Brexit, Article 50 and some ‘Old Chestnuts’: Constitutional Law comes to Life.

15/11/2016  -  12.54

Professor Kate Moss and Lynn Ellison

Professor Kate Moss and Lynn Ellison, from the University of Wolverhampton’s Law School, take an in-depth look at Article 50.

Something of great constitutional significance could be in the offing; and it concerns some of the ‘old chestnuts’ that students of Constitutional law study every year – Sovereignty, the Separation of Powers and the Royal Prerogative. However, it’s not every year that we get an opportunity to show how these great constitutional principles work in practice. So, students of constitutional law, listen up. This might be a once in a lifetime opportunity.
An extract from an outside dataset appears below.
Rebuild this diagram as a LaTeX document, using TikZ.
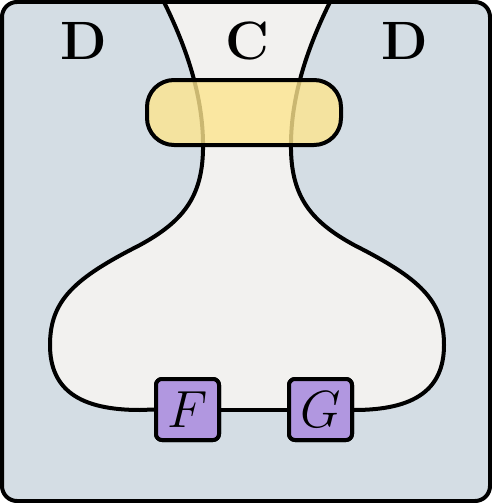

Before the EU Referendum, some were concerned that too much power had been taken out of the hands of Parliament and given over to the EU. One of the main ideals of the ‘Leave Campaign’ was to restore and enhance Parliamentary Sovereignty – the ability of Parliament to make or unmake any law without being questioned (by UK or EU courts).


Professor Kate Moss                                       Lynn Ellison

Ever since the EU referendum, there has been speculation about the constitutional manner in which the UK will actually extricate itself from Europe. Prime Minister Theresa May’s Government suggested the plan was to leave by March 2017 and that an executive decision could be made by the government to facilitate this, based on the use of the Royal Prerogative – a power dating back to a time when ultimate authority lay with the Monarch but which now refers to the residual powers that are left with the Executive (the Government) and exercised in the name of the Crown.

But is this possible?

Amongst those who think not are several claimants including Gina Miller and Dier Dos Santos who in October lodged a judicial review application on the basis that the government’s suggestion that they could use these ancient executive powers to exit the EU without Parliamentary assent, was actually unlawful. In order to leave the EU, the provisions in Article 50 of the EU Treaty of Lisbon must be triggered.

The question is; who can do this?

Is it only Parliament as the sovereign lawmaker that can, or is it possible for the Prime Minister to do this using as she suggests, the Royal Prerogative? Whilst it is true that the royal prerogative has been used in matters concerning foreign policy, defence and national security (indeed Margaret Thatcher used it successfully to prevent workers at GCHQ joining a trade union) amending a Parliamentary Act requires parliamentary consent and without that, the claimants propose the Government would be ‘riding roughshod over the statutory rights of the people.’ Indeed it was LCJ Lord Coke who famously said; ‘the principle is well established, that the Royal Prerogative ... exercised by Her Majesty on advice of Ministers, does not extend to altering common law or statute.’ The United Kingdom joined the European Union by way of the European Communities Act 1972, an Act of the sovereign Parliament. This Act cannot be repealed by the executive action of the Prime Minister alone.

So what is the current position?

Three of the U.K.’s most senior judges heard the challenge on 3rd November. This was a landmark decision because it has the potential to limit the Government’s Executive powers - it also demonstrates our final important constitutional chestnut – the Separation of Powers, a principle meaning that in the interests of accountability the Courts, the Executive (Government, Prime Minister, armed forces, Civil Service) and the Legislature (Parliament) are separate and have separate powers and that the court can thus sit in judgment on whether the Government’s suggestion to use the prerogative to exit the EU is lawful or not.

Their verdict?

That only Parliament can trigger Brexit by notifying Brussels of the UK’s intention to leave the European Union.

The effect?

For now, a Government spokesman said ministers would appeal to the Supreme Court against the decision; the hearing will take place on 7-8 December. For Constitutional lawyers it emphasises for the moment at least, that the most fundamental rule of the UK constitution is that Parliament is Sovereign. In real terms it will certainly slow the pace of any potential departure from the EU.


The case is The Queen on the application of Santos & Miller v. Secretary of State for Exiting the European Union, case numbers CO/3281/2016 and CO/3809/2016, in the High Court of Justice of England and Wales, Administrative Court.